Pero, ¿cómo se desencadena todo este mecanismo que nos puede llevar de la absoluta felicidad a la profunda tristeza sin escalas? Para que se dispare todo este complejo mecanismo a nivel cerebral, tiene que existir quien jale el gatillo: la dopamina. Está demostrado que, en hombres, el aspecto físico de la otra persona es el principal disparador de esta molécula, por lo que el estímulo es fundamentalmente visual. En cambio, en las mujeres, el proceso es más complejo e involucra otros sentidos como el tacto o el olfato. La sensación placentera del enamoramiento es por la secreción de dopamina. Esta hormona activa diferentes partes del cerebro y provoca reacciones fisiológicas variadas como el aumento de la frecuencia cardíaca esos minutos previos a que pase a buscarte. Pero, el enamoramiento propiamente dicho ocurre cuando la dopamina impacta en la corteza prefrontal. En relación a esta última, encontramos diferencias entre hombres y mujeres: en ellas, esta zona termina de interconectarse alrededor de los 21 años de edad, mientras que en ellos sucede alrededor de los 26 años. Así que, si tiene 25 y todavía quiere seguir viviendo con la madre, déjalo. Ya va a terminar de interconectarse (o no). Una vez que empezó el enamoramiento, la zona encargada de liberar la mayor cantidad de dopamina es el área tegmental ventral, localizada en la base del cerebro. Esta área es un 70% más grande en mujeres y es responsable, por ejemplo, de que el orgasmo femenino sea más duradero a comparación del orgasmo masculino.
Casi todos alguna vez perdimos en el juego del amor, por lo que la pregunta que ahora surge es: ¿por qué me dejó de querer? Con el tiempo, los receptores de dopamina pierden sensibilidad. Esto significa que dejan de responder al estímulo inicial que desencadenaba la reacción placentera del encuentro con esa persona especial. El plazo estimado en el que esto ocurre es de unos 3 años, aproximadamente. Entonces, ¿el fin es inevitable? Bueno, no. Existe otra hormona llamada oxitocina que se relaciona con la sensación de apego y la teoría señala que, si una pareja no logra construir una relación más allá del enamoramiento o del placer sexual en tres años, lo más probable es que la relación termine.
Existe un modelo matemático que se une a la neurobiología para abordar la cuestión a través de un sistema de ecuaciones diferenciales. La base de la ecuación surge de la 2da Ley de la Termodinámica que nos explica que, si un cuerpo deja de recibir calor se enfría y para evitarlo hace falta un aporte externo de energía.
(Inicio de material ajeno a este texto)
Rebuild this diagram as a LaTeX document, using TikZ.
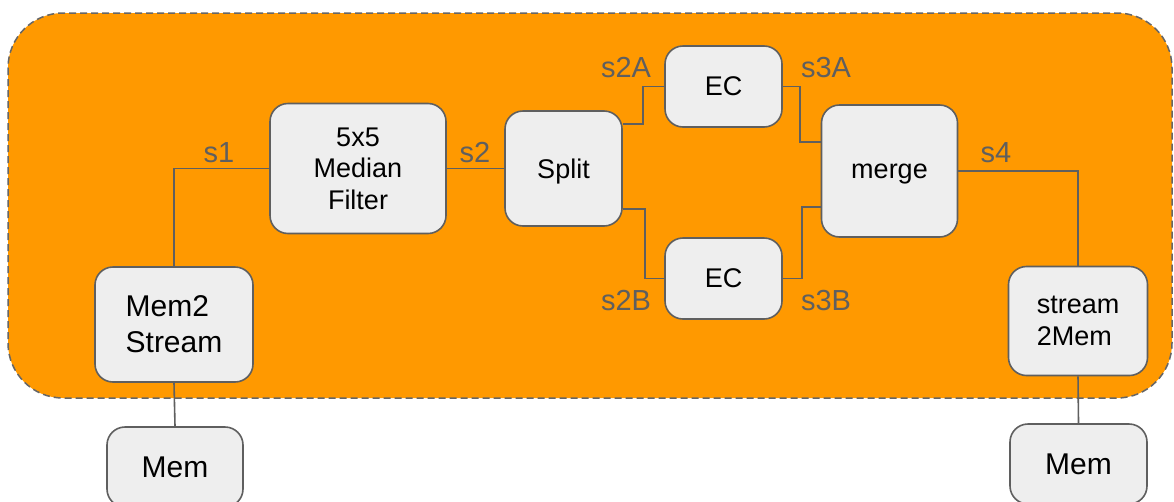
\documentclass[tikz,border=0pt]{standalone}
\usepackage{fontspec}
\setmainfont{Liberation Sans}
\definecolor{bgorange}{HTML}{FF9900}
\definecolor{boxfill}{HTML}{EEEEEE}
\definecolor{edge}{HTML}{5F5F5F}
\definecolor{lbl}{HTML}{5F5F5F}
\definecolor{dashgray}{HTML}{666666}
\begin{document}
\begin{tikzpicture}[x=1pt,y=-1pt,
  blk/.style={draw=edge, line width=1.6pt, fill=boxfill, rounded corners=18pt,
    inner sep=0pt, align=center, text=black, font=\fontsize{27}{31.5}\selectfont},
  big/.style={font=\fontsize{30}{36}\selectfont},
  wire/.style={draw=edge, line width=1.6pt},
  lab/.style={text=lbl, font=\fontsize{29}{32}\selectfont, inner sep=0pt}]
\useasboundingbox (0,0) rectangle (1174,501);
\fill[white] (0,0) rectangle (1174,501);
\draw[fill=bgorange, draw=dashgray, line width=1.5pt, dash pattern=on 7pt off 4pt,
  rounded corners=55pt] (8,13) rectangle (1172,398);

\node[blk, big, align=left, minimum width=158pt, minimum height=115pt] (m2s) at (174,324.5) {Mem2\\Stream};
\node[blk, big, minimum width=136pt, minimum height=80pt] (memL) at (175,467) {Mem};
\node[blk, minimum width=176pt, minimum height=130pt, text depth=-3pt] (med) at (358,168.5) {5x5\\Median\\Filter};
\node[blk, minimum width=117pt, minimum height=115pt, text depth=0pt] (split) at (563.5,168.5) {Split};
\node[blk, minimum width=117pt, minimum height=81pt] (ecA) at (723.5,86.5) {EC};
\node[blk, minimum width=117pt, minimum height=81pt] (ecB) at (723.5,278.5) {EC};
\node[blk, minimum width=136pt, minimum height=132pt, text depth=0pt] (merge) at (889.5,171) {merge};
\node[blk, align=left, minimum width=139pt, minimum height=109pt] (s2m) at (1078,321) {stream\\2Mem};
\node[blk, big, minimum width=137pt, minimum height=80pt] (memR) at (1078.5,464) {Mem};

\draw[wire] (m2s.north) |- (med.west);
\draw[wire] (med.east) -- (split.west);
\draw[wire] ([yshift=44.5pt]split.east) -- ++(20,0) |- (ecA.west);
\draw[wire] ([yshift=-40.5pt]split.east) -- ++(22,0) |- (ecB.west);
\draw[wire] (ecA.east) -- ++(17,0) |- ([yshift=29pt]merge.west);
\draw[wire] (ecB.east) -- ++(19,0) |- ([yshift=-36pt]merge.west);
\draw[wire] (merge.east) -| (s2m.north);
\draw[wire] (m2s.south) -- (memL.north);
\draw[wire] (s2m.south) -- (memR.north);

\node[lab] (l1) at (219,153) {s1};
\node[lab] (l2) at (475,153) {s2};
\node[lab] (l2a) at (626,68) {s2A};
\node[lab] (l3a) at (826,68) {s3A};
\node[lab] (l2b) at (626,301) {s2B};
\node[lab] (l3b) at (826,301) {s3B};
\node[lab] (l4) at (996,153) {s4};
\end{tikzpicture}
\end{document}
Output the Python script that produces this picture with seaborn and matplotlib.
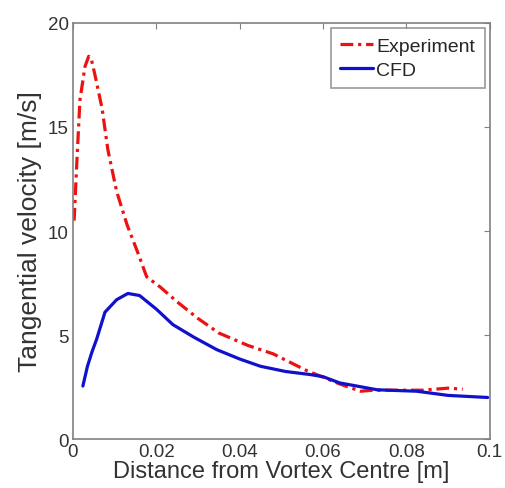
import numpy as np
import pandas as pd
import matplotlib
matplotlib.use("Agg")
import matplotlib.pyplot as plt
import seaborn as sns

exp_x = [0.0003, 0.0010, 0.0017, 0.0029, 0.0038, 0.0045, 0.0053, 0.0070, 0.0084, 0.0105,
         0.0130, 0.0155, 0.0177, 0.0210, 0.0250, 0.0300, 0.0350, 0.0420, 0.0480, 0.0520,
         0.0560, 0.0640, 0.0690, 0.0720, 0.0780, 0.0840, 0.0900, 0.0935]
exp_y = [10.5, 13.5, 16.3, 17.9, 18.4, 18.2, 17.5, 15.9, 13.9, 11.9,
         10.3, 9.0, 7.8, 7.3, 6.6, 5.8, 5.1, 4.5, 4.1, 3.7,
         3.3, 2.65, 2.3, 2.35, 2.35, 2.35, 2.45, 2.4]

cfd_x = [0.0024, 0.0035, 0.0046, 0.0057, 0.0077, 0.0105, 0.0132, 0.0160, 0.0200, 0.0240,
         0.0290, 0.0345, 0.0400, 0.0450, 0.0510, 0.0570, 0.0600, 0.0640, 0.0730, 0.0825,
         0.0900, 0.0995]
cfd_y = [2.55, 3.5, 4.2, 4.8, 6.1, 6.7, 7.0, 6.9, 6.25, 5.5,
         4.9, 4.3, 3.85, 3.5, 3.25, 3.1, 3.0, 2.7, 2.37, 2.3,
         2.1, 2.0]

df = pd.concat([
    pd.DataFrame({"x": exp_x, "y": exp_y, "series": "Experiment"}),
    pd.DataFrame({"x": cfd_x, "y": cfd_y, "series": "CFD"}),
])

sns.set_style("white")
plt.rcParams["font.family"] = ["Liberation Sans", "DejaVu Sans"]

fig = plt.figure(figsize=(5.06, 4.89), dpi=100)
ax = fig.add_axes([0.144, 0.100, 0.824, 0.851])

sns.lineplot(data=df, x="x", y="y", hue="series", style="series",
             palette={"Experiment": "#ee1111", "CFD": "#1111cc"},
             dashes={"Experiment": (4, 1.5, 1, 1.5), "CFD": ""},
             linewidth=2.3, sort=False, ax=ax)

ax.set_xlim(0, 0.1)
ax.set_ylim(0, 20)
ax.set_xticks([0, 0.02, 0.04, 0.06, 0.08, 0.1])
ax.set_xticklabels(["0", "0.02", "0.04", "0.06", "0.08", "0.1"])
ax.set_yticks([0, 5, 10, 15, 20])
ax.set_xlabel("Distance from Vortex Centre [m]", fontsize=17, color="#333333", labelpad=0)
ax.set_ylabel("Tangential velocity [m/s]", fontsize=19, color="#333333", labelpad=4)
ax.tick_params(direction="in", length=4, top=True, right=True, labelsize=13.5,
               colors="#808080", labelcolor="#333333", pad=3)
for s in ax.spines.values():
    s.set_color("#808080")
    s.set_linewidth(1.2)

leg = ax.legend(loc="upper right", fontsize=14, frameon=True, fancybox=False,
                edgecolor="#808080", handlelength=1.7, handletextpad=0.15,
                borderpad=0.5, labelspacing=0.3, borderaxespad=0.25)
leg.get_frame().set_linewidth(1.2)

fig.savefig("out.png", dpi=100)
De acá –solamente como un paralelismo- parte la analogía con las relaciones. Las variables de la ecuación serían dos: la sensación amorosa (energía interna del sistema) y el esfuerzo que hace la pareja para que la sensación dure a lo largo del tiempo (transferencia externa de calor). Las parejas no tienen acceso a aumentar de forma directa la sensación amorosa, pero sí pueden hacerlo incrementando el esfuerzo. ¿Cuánto esfuerzo? La respuesta es que, generalmente, más del que nos gustaría realizar y varía según cada pareja. Siguiendo con la misma línea, también entendemos que las relaciones sentimentales están en un sistema inestable donde su propia inercia es negativa. Es decir, si una pareja deja de esforzarse y luego quiere retomar el esfuerzo, es muy posible que la situación se torne irremontable. Por último, el esfuerzo se puede interpretar tanto en cantidad como en calidad: hacer cosas que nos desagradan, pero que le gusta na la otra persona o aumentar la frecuencia de actividades que pueden ser buenas para ambas personas, así como el factor de las sorpresas y novedades siempre suman porque contribuyen a disparar dopamina. Lograr un amor “para siempre” es algo bastante complicado, pero no imposible. Entonces: deseo, atracción, unión y vamos viendo. Si existe una cuarta fase del amor, lo más probable es que esté del otro lado del espejo.